▶ **Written problem**:
Your copy of the material must match it exactly, except that pictures are dropped.

▶ **Supplied data**:
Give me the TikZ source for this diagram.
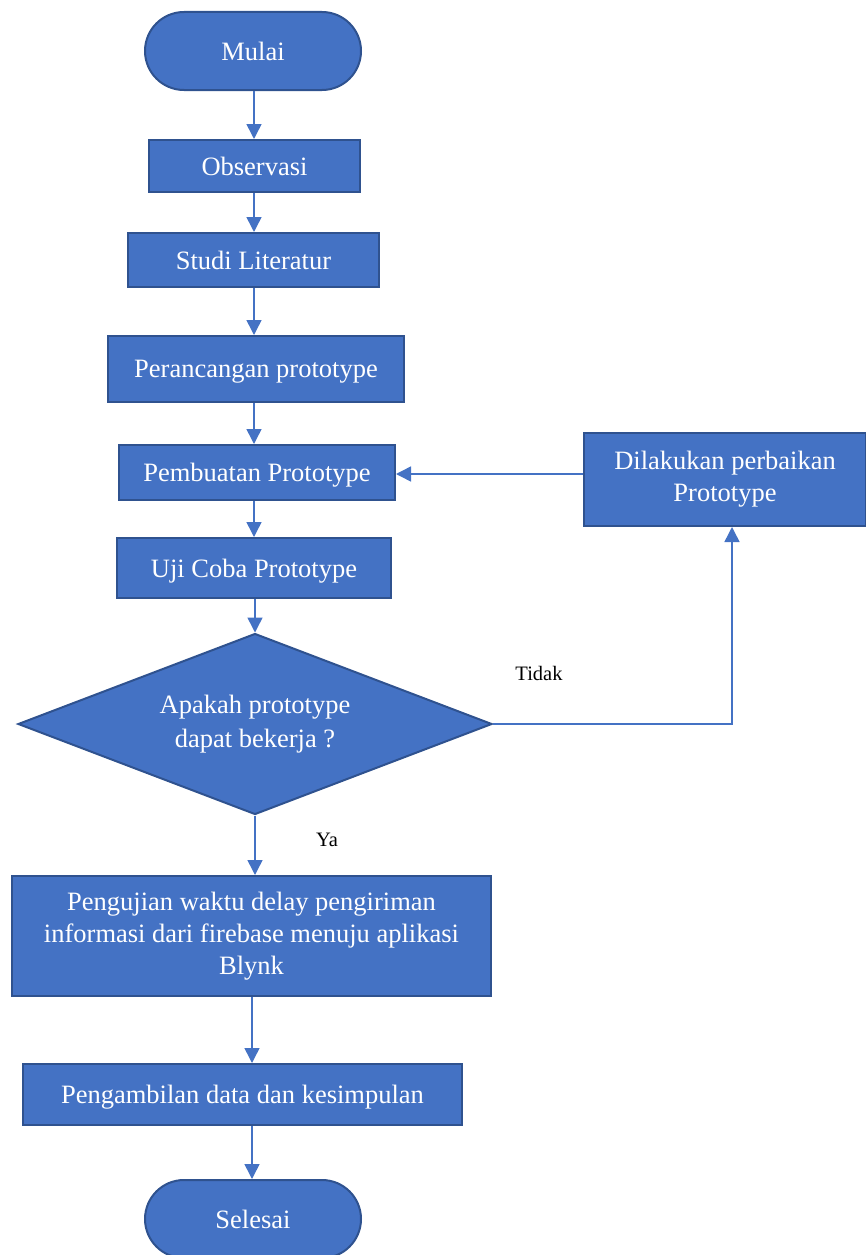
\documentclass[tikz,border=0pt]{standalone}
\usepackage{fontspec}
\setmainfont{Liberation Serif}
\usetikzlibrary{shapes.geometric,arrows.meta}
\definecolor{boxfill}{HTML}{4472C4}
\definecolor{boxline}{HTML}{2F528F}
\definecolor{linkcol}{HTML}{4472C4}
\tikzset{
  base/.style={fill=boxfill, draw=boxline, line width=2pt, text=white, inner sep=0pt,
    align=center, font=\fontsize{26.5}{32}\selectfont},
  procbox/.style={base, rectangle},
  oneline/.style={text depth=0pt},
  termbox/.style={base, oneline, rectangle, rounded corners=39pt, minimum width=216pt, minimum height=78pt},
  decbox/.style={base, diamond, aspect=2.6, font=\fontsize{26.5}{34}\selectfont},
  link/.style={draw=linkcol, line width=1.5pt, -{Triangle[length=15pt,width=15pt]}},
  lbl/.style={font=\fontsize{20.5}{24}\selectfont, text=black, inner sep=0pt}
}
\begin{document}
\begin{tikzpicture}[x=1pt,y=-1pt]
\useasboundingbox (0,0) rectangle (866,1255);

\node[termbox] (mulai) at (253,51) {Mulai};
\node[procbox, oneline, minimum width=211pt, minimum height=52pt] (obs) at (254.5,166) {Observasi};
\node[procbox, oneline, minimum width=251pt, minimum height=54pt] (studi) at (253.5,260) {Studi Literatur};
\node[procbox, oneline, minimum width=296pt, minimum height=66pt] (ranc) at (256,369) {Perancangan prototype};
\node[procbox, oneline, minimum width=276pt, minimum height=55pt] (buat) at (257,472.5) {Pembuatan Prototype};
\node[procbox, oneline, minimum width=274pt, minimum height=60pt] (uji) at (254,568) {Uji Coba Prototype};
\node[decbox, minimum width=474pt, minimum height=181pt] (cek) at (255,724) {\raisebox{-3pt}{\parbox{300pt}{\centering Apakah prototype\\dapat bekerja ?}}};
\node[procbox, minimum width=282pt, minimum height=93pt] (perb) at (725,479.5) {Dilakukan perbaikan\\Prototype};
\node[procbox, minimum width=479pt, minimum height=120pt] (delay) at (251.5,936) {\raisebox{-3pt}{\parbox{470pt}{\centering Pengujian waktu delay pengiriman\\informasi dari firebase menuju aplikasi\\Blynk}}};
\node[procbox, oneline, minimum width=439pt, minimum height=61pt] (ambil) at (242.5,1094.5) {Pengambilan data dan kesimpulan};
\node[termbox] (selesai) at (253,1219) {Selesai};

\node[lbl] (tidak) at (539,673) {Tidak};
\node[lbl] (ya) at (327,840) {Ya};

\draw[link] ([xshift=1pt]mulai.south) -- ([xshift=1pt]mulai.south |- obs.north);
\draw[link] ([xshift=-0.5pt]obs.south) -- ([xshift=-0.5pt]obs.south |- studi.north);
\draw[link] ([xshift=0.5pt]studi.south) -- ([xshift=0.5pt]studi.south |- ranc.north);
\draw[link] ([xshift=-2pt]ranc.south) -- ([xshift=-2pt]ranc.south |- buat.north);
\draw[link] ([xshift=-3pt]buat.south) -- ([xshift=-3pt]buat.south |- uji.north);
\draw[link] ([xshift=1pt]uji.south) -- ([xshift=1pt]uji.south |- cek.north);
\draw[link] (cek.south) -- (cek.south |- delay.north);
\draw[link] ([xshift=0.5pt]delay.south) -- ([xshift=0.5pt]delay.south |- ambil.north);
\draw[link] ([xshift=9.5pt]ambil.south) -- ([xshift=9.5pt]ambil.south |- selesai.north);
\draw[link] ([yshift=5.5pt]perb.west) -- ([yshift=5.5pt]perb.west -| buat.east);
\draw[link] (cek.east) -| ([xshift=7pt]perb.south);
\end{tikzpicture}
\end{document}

▶ **Solution**:
Give me the TikZ source for this diagram.
\documentclass[tikz,border=0pt]{standalone}
\usepackage{fontspec}
\setmainfont{Liberation Serif}
\usetikzlibrary{shapes.geometric,arrows.meta}
\definecolor{boxfill}{HTML}{4472C4}
\definecolor{boxline}{HTML}{2F528F}
\definecolor{linkcol}{HTML}{4472C4}
\tikzset{
  base/.style={fill=boxfill, draw=boxline, line width=2pt, text=white, inner sep=0pt,
    align=center, font=\fontsize{26.5}{32}\selectfont},
  procbox/.style={base, rectangle},
  oneline/.style={text depth=0pt},
  termbox/.style={base, oneline, rectangle, rounded corners=39pt, minimum width=216pt, minimum height=78pt},
  decbox/.style={base, diamond, aspect=2.6, font=\fontsize{26.5}{34}\selectfont},
  link/.style={draw=linkcol, line width=1.5pt, -{Triangle[length=15pt,width=15pt]}},
  lbl/.style={font=\fontsize{20.5}{24}\selectfont, text=black, inner sep=0pt}
}
\begin{document}
\begin{tikzpicture}[x=1pt,y=-1pt]
\useasboundingbox (0,0) rectangle (866,1255);

\node[termbox] (mulai) at (253,51) {Mulai};
\node[procbox, oneline, minimum width=211pt, minimum height=52pt] (obs) at (254.5,166) {Observasi};
\node[procbox, oneline, minimum width=251pt, minimum height=54pt] (studi) at (253.5,260) {Studi Literatur};
\node[procbox, oneline, minimum width=296pt, minimum height=66pt] (ranc) at (256,369) {Perancangan prototype};
\node[procbox, oneline, minimum width=276pt, minimum height=55pt] (buat) at (257,472.5) {Pembuatan Prototype};
\node[procbox, oneline, minimum width=274pt, minimum height=60pt] (uji) at (254,568) {Uji Coba Prototype};
\node[decbox, minimum width=474pt, minimum height=181pt] (cek) at (255,724) {\raisebox{-3pt}{\parbox{300pt}{\centering Apakah prototype\\dapat bekerja ?}}};
\node[procbox, minimum width=282pt, minimum height=93pt] (perb) at (725,479.5) {Dilakukan perbaikan\\Prototype};
\node[procbox, minimum width=479pt, minimum height=120pt] (delay) at (251.5,936) {\raisebox{-3pt}{\parbox{470pt}{\centering Pengujian waktu delay pengiriman\\informasi dari firebase menuju aplikasi\\Blynk}}};
\node[procbox, oneline, minimum width=439pt, minimum height=61pt] (ambil) at (242.5,1094.5) {Pengambilan data dan kesimpulan};
\node[termbox] (selesai) at (253,1219) {Selesai};

\node[lbl] (tidak) at (539,673) {Tidak};
\node[lbl] (ya) at (327,840) {Ya};

\draw[link] ([xshift=1pt]mulai.south) -- ([xshift=1pt]mulai.south |- obs.north);
\draw[link] ([xshift=-0.5pt]obs.south) -- ([xshift=-0.5pt]obs.south |- studi.north);
\draw[link] ([xshift=0.5pt]studi.south) -- ([xshift=0.5pt]studi.south |- ranc.north);
\draw[link] ([xshift=-2pt]ranc.south) -- ([xshift=-2pt]ranc.south |- buat.north);
\draw[link] ([xshift=-3pt]buat.south) -- ([xshift=-3pt]buat.south |- uji.north);
\draw[link] ([xshift=1pt]uji.south) -- ([xshift=1pt]uji.south |- cek.north);
\draw[link] (cek.south) -- (cek.south |- delay.north);
\draw[link] ([xshift=0.5pt]delay.south) -- ([xshift=0.5pt]delay.south |- ambil.north);
\draw[link] ([xshift=9.5pt]ambil.south) -- ([xshift=9.5pt]ambil.south |- selesai.north);
\draw[link] ([yshift=5.5pt]perb.west) -- ([yshift=5.5pt]perb.west -| buat.east);
\draw[link] (cek.east) -| ([xshift=7pt]perb.south);
\end{tikzpicture}
\end{document}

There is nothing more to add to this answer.